Regarding U.S./China trade, Seng noted that prices rallied earlier in the week on signals that the countries would reach some sort of deal but later faltered amid doubts that such an agreement will materialize.

“The new tariffs took effect Sunday, sending prices lower one day after the holiday break,” continued Seng. “But, global stocks rallied Wednesday, weakening the U.S. dollar and dragging oil higher as well. A larger-than-expected drawdown in inventory, reported yesterday, rallied oil for the remainder of the week.”

Referencing the latest U.S. Energy Information Administration (EIA) Weekly Petroleum Status Report, Seng observed that:

  • Commercial crude inventories fell last week by 4.8 million barrels (Bbl) – well above the 2.1-million-Bbl decrease forecast by Wall Street Journal analysts
  • 423 million Bbl of total crude oil in storage – right at the five-year average for this time of year but at a level not seen since October 2018
  • A 230,000-Bbl drop in oil stocks – to 40.1 million Bbl, or 53 percent of capacity – at the Cushing, Okla., hub
  • A 0.4-percent drop in refinery utilization to 94.8 percent, or 17.4 million Bbl per day (bpd)
  • Year-on-year, a 12.5-percent decrease in oil imports
  • Oil production last week at 12.4 million bpd, down from 12.5 bpd the previous week

Seng also noted that Friday’s U.S. rig count from Baker Hughes, a GE company adding to the bullish sentiment, showing another decrease in the number of domestic oil rigs last week – the third straight weekly decline.

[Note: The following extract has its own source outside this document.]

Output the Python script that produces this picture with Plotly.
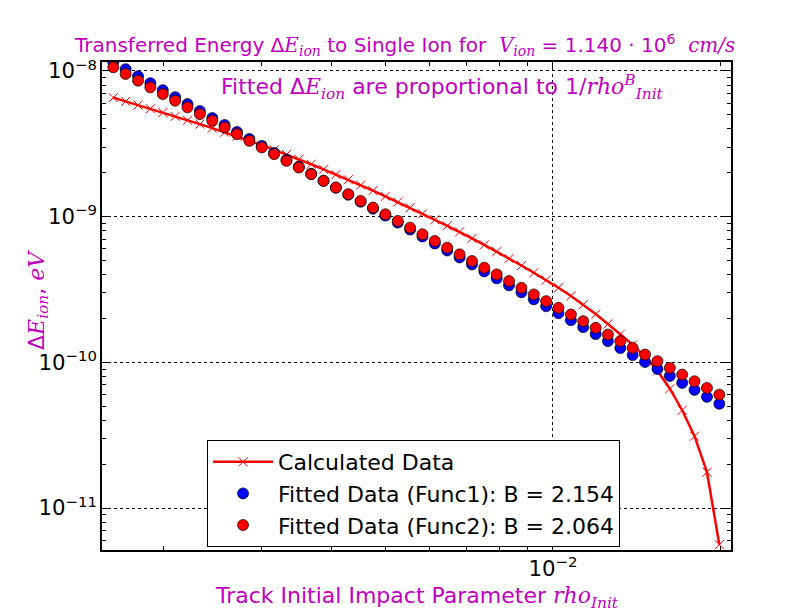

“On the economic front, all major U.S. indexes are up for the week providing a positive outlook for future energy demand,” Seng said. “The U.S. dollar is down for the week, giving further support to crude prices. Russia’s energy minister’s visit to Saudi Arabia this week was also seen as a positive sign for oil prices, with the inference being Russia will continue to follow OPEC’s lead in output curtailments.”

In addition, Seng pointed out the WTI/Brent spread is holding at approximately the $5 level.

“Technically, the October WTI NYMEX futures contract is trading right around its five-, 10- and 20-day moving averages,” Seng noted. “The contract is in a neutral position relative to overbought/oversold conditions according to momentum indicators. Today’s volume is strong at well over 630,000 contracts.”

Reformulated gasoline (RBOB) also ended the day higher. The October RBOB contract gained three cents, settling at $1.57 per gallon.

“U.S. inventories of total gasoline are at 230 million barrels, on the high end of the five-year average for this time of year as the summer driving season comes to an end,” said Seng. “Average U.S. retail prices are 26 cents per gallon lower than last year while NYMEX futures prices are about 53 cents per gallon less. Both production and demand were down last week.”

Henry Hub natural gas for October delivery closed at nearly $2.50 – a six-cent gain for the day. Week-on-week, natural gas is up nine percent. Seng attributes the weekly increase to hot weather and the resultant spike in demand for gas-fired power generation.